Son nom ne nous doit pas nous tromper, le pin d’Alep est autochtone, ce qui ne l'empêche pas d'être envahissant. N’a d’oriental que le nom. Voué à vivre peu et souvent mal. Là où nous avions trouvé les trois petits arbres, on passerait bientôt le tracteur pour agrandir la plantation de lavandes.
Plus tard, en voiture, l’enfant nous a raconté une histoire. Ses parents étaient malades, puis ils sont morts, alors il les a plantés dans un pot et a eu beaucoup de frères et sœurs. Puis il nous a donné le nom d’un arbre, Ginko biloba, dont nous avions ramassé des feuilles d’or en novembre, un arbre qu'il aime bien.
Que disait-il à sa manière du lien entre la vie et la mort, la présence et la dissémination ?
Ces derniers temps, nous avions pas mal navigué entre les livres de Pierre Lieutaghi et de Francis Hallé. Et puis il y avait ce musicien rencontré qui taille les arbres en nuages et crée un jardin extraordinaire.
Revenus en plaine, nous avons voulu à notre tour renouer avec nos plus anciens compagnons.
Et surtout relier la main du plus jeune d’entre nous à une espèce vieille de plus de 140 millions d’années.

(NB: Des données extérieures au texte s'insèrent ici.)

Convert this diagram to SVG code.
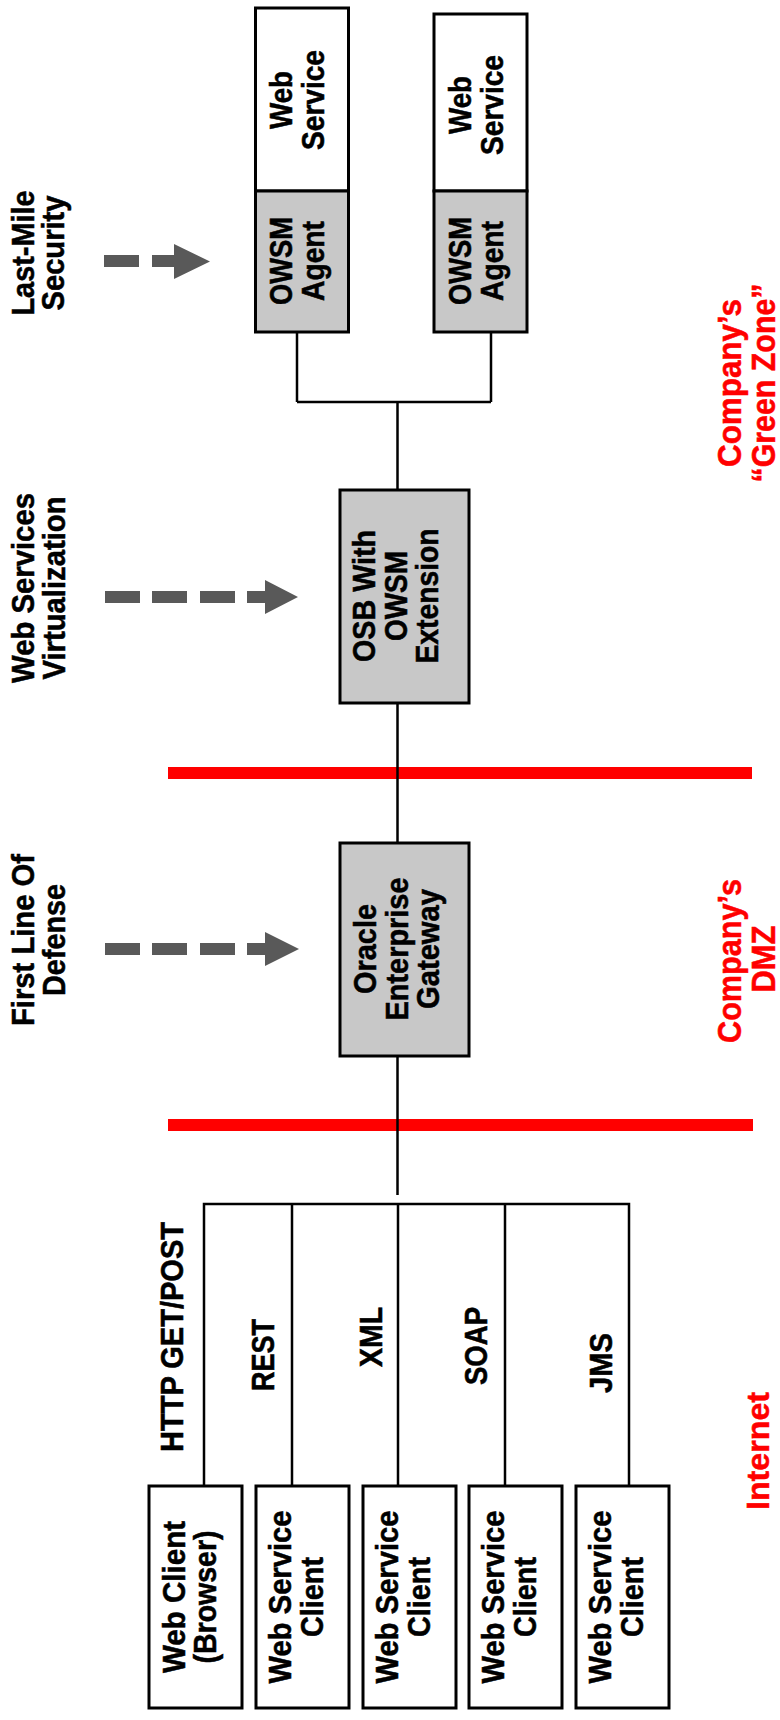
<svg xmlns="http://www.w3.org/2000/svg" width="780" height="1720" viewBox="0 0 780 1720">
<style>
.box{stroke:#000;stroke-width:3}
.w{fill:#fff}
.g{fill:#c8c8c8}
.t{font-family:"Liberation Sans",Arial,Helvetica,sans-serif;font-weight:bold;text-anchor:middle;fill:#000;stroke:#000;stroke-width:0.5}
.r{fill:#ff0000;stroke:#ff0000}
.conn{fill:none;stroke:#000;stroke-width:2.5}
.arrow{fill:#595959}
.zone{fill:#ff0000}
</style>
<rect width="780" height="1720" fill="#fff"/>

<!-- zone dividers -->
<g id="zones">
<rect class="zone" x="168" y="767" width="584" height="12"/>
<rect class="zone" x="168" y="1119" width="585" height="12"/>
</g>

<!-- side labels -->
<g id="label-last-mile">
<text class="t" font-size="29" textLength="125" lengthAdjust="spacingAndGlyphs" transform="translate(34,253) rotate(-90) scale(1,1.05)">Last-Mile</text>
<text class="t" font-size="29" textLength="115" lengthAdjust="spacingAndGlyphs" transform="translate(64,253) rotate(-90) scale(1,1.05)">Security</text>
<path class="arrow" d="M104,255 H139 V267 H104 Z M152,255 H174 V244 L210,261.5 L174,279 V267 H152 Z"/>
</g>
<g id="label-virtualization">
<text class="t" font-size="29" textLength="190" lengthAdjust="spacingAndGlyphs" transform="translate(34,588) rotate(-90) scale(1,1.05)">Web Services</text>
<text class="t" font-size="29" textLength="183" lengthAdjust="spacingAndGlyphs" transform="translate(65,588) rotate(-90) scale(1,1.05)">Virtualization</text>
<path class="arrow" d="M105,591 H140 V603 H105 Z M152,591 H187 V603 H152 Z M200,591 H235 V603 H200 Z M247,591 H265 V580 L298,597 L265,614 V603 H247 Z"/>
</g>
<g id="label-first-line">
<text class="t" font-size="29" textLength="172" lengthAdjust="spacingAndGlyphs" transform="translate(34,940) rotate(-90) scale(1,1.05)">First Line Of</text>
<text class="t" font-size="29" textLength="112" lengthAdjust="spacingAndGlyphs" transform="translate(65,940) rotate(-90) scale(1,1.05)">Defense</text>
<path class="arrow" d="M105,943 H140 V955 H105 Z M152,943 H187 V955 H152 Z M200,943 H235 V955 H200 Z M247,943 H265 V932 L299,949 L265,966 V955 H247 Z"/>
</g>

<g id="label-green-zone">
<text class="t r" font-size="31" textLength="168" lengthAdjust="spacingAndGlyphs" transform="translate(741,383) rotate(-90) scale(1,1.05)">Company’s</text>
<text class="t r" font-size="31" textLength="199" lengthAdjust="spacingAndGlyphs" transform="translate(775,383) rotate(-90) scale(1,1.05)">“Green Zone”</text>
</g>
<g id="label-dmz">
<text class="t r" font-size="31" textLength="164" lengthAdjust="spacingAndGlyphs" transform="translate(741,961) rotate(-90) scale(1,1.05)">Company’s</text>
<text class="t r" font-size="31" textLength="67" lengthAdjust="spacingAndGlyphs" transform="translate(775,959) rotate(-90) scale(1,1.05)">DMZ</text>
</g>
<g id="label-internet">
<text class="t r" font-size="32" textLength="118" lengthAdjust="spacingAndGlyphs" transform="translate(769,1451) rotate(-90)">Internet</text>
</g>

<!-- connectors -->
<g id="connectors">
<path class="conn" d="M297,332 V402 M491,332 V402 M297,402 H491 M397.5,402 V490 M397.5,703 V843 M397.5,1056 V1195"/>
<path class="conn" d="M204,1486 V1204 H629 V1486 M292,1204 V1486 M398,1204 V1486 M505,1204 V1486"/>
</g>

<!-- top services -->
<g id="web-service-1">
<rect class="box w" x="255.5" y="8" width="93" height="183"/>
<text class="t" font-size="28.5" textLength="58" lengthAdjust="spacingAndGlyphs" transform="translate(292,100) rotate(-90) scale(1,1.1)">Web</text>
<text class="t" font-size="28.5" textLength="100" lengthAdjust="spacingAndGlyphs" transform="translate(324,100) rotate(-90) scale(1,1.1)">Service</text>
</g>
<g id="owsm-agent-1">
<rect class="box g" x="255.5" y="191" width="93" height="141"/>
<text class="t" font-size="28.5" textLength="88" lengthAdjust="spacingAndGlyphs" transform="translate(292,261) rotate(-90) scale(1,1.1)">OWSM</text>
<text class="t" font-size="28.5" textLength="80" lengthAdjust="spacingAndGlyphs" transform="translate(324,261) rotate(-90) scale(1,1.1)">Agent</text>
</g>
<g id="web-service-2">
<rect class="box w" x="434" y="14" width="93" height="177"/>
<text class="t" font-size="28.5" textLength="58" lengthAdjust="spacingAndGlyphs" transform="translate(471,105) rotate(-90) scale(1,1.1)">Web</text>
<text class="t" font-size="28.5" textLength="100" lengthAdjust="spacingAndGlyphs" transform="translate(503,105) rotate(-90) scale(1,1.1)">Service</text>
</g>
<g id="owsm-agent-2">
<rect class="box g" x="434" y="191" width="93" height="141"/>
<text class="t" font-size="28.5" textLength="88" lengthAdjust="spacingAndGlyphs" transform="translate(471,261) rotate(-90) scale(1,1.1)">OWSM</text>
<text class="t" font-size="28.5" textLength="80" lengthAdjust="spacingAndGlyphs" transform="translate(503,261) rotate(-90) scale(1,1.1)">Agent</text>
</g>

<g id="osb">
<rect class="box g" x="340" y="490" width="129" height="213"/>
<text class="t" font-size="28.5" textLength="132" lengthAdjust="spacingAndGlyphs" transform="translate(375,596) rotate(-90) scale(1,1.08)">OSB With</text>
<text class="t" font-size="28.5" textLength="90" lengthAdjust="spacingAndGlyphs" transform="translate(407,596) rotate(-90) scale(1,1.08)">OWSM</text>
<text class="t" font-size="28.5" textLength="135" lengthAdjust="spacingAndGlyphs" transform="translate(438,596) rotate(-90) scale(1,1.08)">Extension</text>
</g>

<g id="gateway">
<rect class="box g" x="340" y="843" width="129" height="213"/>
<text class="t" font-size="28.5" textLength="90" lengthAdjust="spacingAndGlyphs" transform="translate(376,949) rotate(-90) scale(1,1.08)">Oracle</text>
<text class="t" font-size="28.5" textLength="143" lengthAdjust="spacingAndGlyphs" transform="translate(408,949) rotate(-90) scale(1,1.08)">Enterprise</text>
<text class="t" font-size="28.5" textLength="120" lengthAdjust="spacingAndGlyphs" transform="translate(439,949) rotate(-90) scale(1,1.08)">Gateway</text>
</g>

<!-- protocol labels -->
<g id="protocols">
<text class="t" font-size="27.5" textLength="230" lengthAdjust="spacingAndGlyphs" transform="translate(183,1337) rotate(-90) scale(1,1.12)">HTTP GET/POST</text>
<text class="t" font-size="27.5" textLength="72" lengthAdjust="spacingAndGlyphs" transform="translate(274,1355) rotate(-90) scale(1,1.12)">REST</text>
<text class="t" font-size="27.5" textLength="60" lengthAdjust="spacingAndGlyphs" transform="translate(382,1337) rotate(-90) scale(1,1.12)">XML</text>
<text class="t" font-size="27.5" textLength="78" lengthAdjust="spacingAndGlyphs" transform="translate(487,1346) rotate(-90) scale(1,1.12)">SOAP</text>
<text class="t" font-size="27.5" textLength="60" lengthAdjust="spacingAndGlyphs" transform="translate(612,1363) rotate(-90) scale(1,1.12)">JMS</text>
</g>

<!-- clients -->
<g id="client-browser">
<rect class="box w" x="149" y="1486" width="93" height="222"/>
<text class="t" font-size="29" textLength="152" lengthAdjust="spacingAndGlyphs" transform="translate(185,1597) rotate(-90) scale(1,1.06)">Web Client</text>
<text class="t" font-size="29" textLength="133" lengthAdjust="spacingAndGlyphs" transform="translate(216,1597) rotate(-90) scale(1,1.06)">(Browser)</text>
</g>
<g id="client-rest">
<rect class="box w" x="256" y="1486" width="93" height="222"/>
<text class="t" font-size="29" textLength="173" lengthAdjust="spacingAndGlyphs" transform="translate(291,1597) rotate(-90) scale(1,1.06)">Web Service</text>
<text class="t" font-size="29" textLength="80" lengthAdjust="spacingAndGlyphs" transform="translate(323,1597) rotate(-90) scale(1,1.06)">Client</text>
</g>
<g id="client-xml">
<rect class="box w" x="363" y="1486" width="93" height="222"/>
<text class="t" font-size="29" textLength="173" lengthAdjust="spacingAndGlyphs" transform="translate(398,1597) rotate(-90) scale(1,1.06)">Web Service</text>
<text class="t" font-size="29" textLength="80" lengthAdjust="spacingAndGlyphs" transform="translate(430,1597) rotate(-90) scale(1,1.06)">Client</text>
</g>
<g id="client-soap">
<rect class="box w" x="469" y="1486" width="93" height="222"/>
<text class="t" font-size="29" textLength="173" lengthAdjust="spacingAndGlyphs" transform="translate(504,1597) rotate(-90) scale(1,1.06)">Web Service</text>
<text class="t" font-size="29" textLength="80" lengthAdjust="spacingAndGlyphs" transform="translate(536,1597) rotate(-90) scale(1,1.06)">Client</text>
</g>
<g id="client-jms">
<rect class="box w" x="576" y="1486" width="93" height="222"/>
<text class="t" font-size="29" textLength="173" lengthAdjust="spacingAndGlyphs" transform="translate(611,1597) rotate(-90) scale(1,1.06)">Web Service</text>
<text class="t" font-size="29" textLength="80" lengthAdjust="spacingAndGlyphs" transform="translate(643,1597) rotate(-90) scale(1,1.06)">Client</text>
</g>
</svg>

Reste à attendre que la vie continue en pot et en terre.
Sur terre aussi.
18 janvier






mercredi 9 janvier 2019

Botanique vagabonde au Contadour


Ellébore, ai-je crié joyeusement en retrouvant le nom de la fleur sous son image, dans la petite flore des Alpes, à Banon, chez l'amie V.B., non loin de la forêt où nous l’avions croisée. L’accord entre la plante et son nom, m’a rempli de joie. La reconnaître, la nommer, se souvenir d’avoir appris une fable où le mot était présent, voilà de quoi réjouir au moment où tout s’effondre. Les naturalistes, comme pour minorer son élégance et sa beauté sauvage, en plus de la lettre H à l’initiale, lui ont accolé l’adjectif fétide. Cousine de la Rose de Noël, l’ellébore est aimée des fourmis qui disséminent ses graines. Je ne sais pas si les lièvres en raffolent, mais c’est par son nom dans la graphie utilisée par La Fontaine que j’ai d’abord connu la plante, dans ces deux vers où le Lièvre s’adresse à la Tortue : 
Ma Commère, il vous faut purger
Avec quatre grains d'ellébore
.
La plante servait dans l’Antiquité à soigner la folie. N’importe, le nom sent bon. Soigner la folie, est-ce encore possible avec un peu d’ellébore sans H ?
Et puis il y a la pariétaire.
Parietaria judaica
Plante des murailles mal aimée que Pierre Lieutaghi réhabilite avec humour, la nommant « pauvresse des herbes sauvages » et lui rendant sa part de beauté, elle, la pégueuse, la moche, celle que l’on expulse des jardins la rendant allergène, lui imputant toute sorte de maux jusqu’à mener campagne contre elle, puisqu’elle est la mauvaise parente des orties à qui désormais on trouve tant d’utilités. La plante, le souligne Pierre Lietaghi, suit l’homme depuis le Néolithique, s’enracinant sur les ruines et dans les habitats rupestres. Plante pariétale qui s’accomplit dans les constructions et les ruines des hommes, comme si elle annonçait la catastrophe finale.
Peut-être est-ce là la raison de sa mauvaise réputation ?
Quant au pin d’Alep, le voilà devenu arbre nuage par la magie du vent et du jardinier.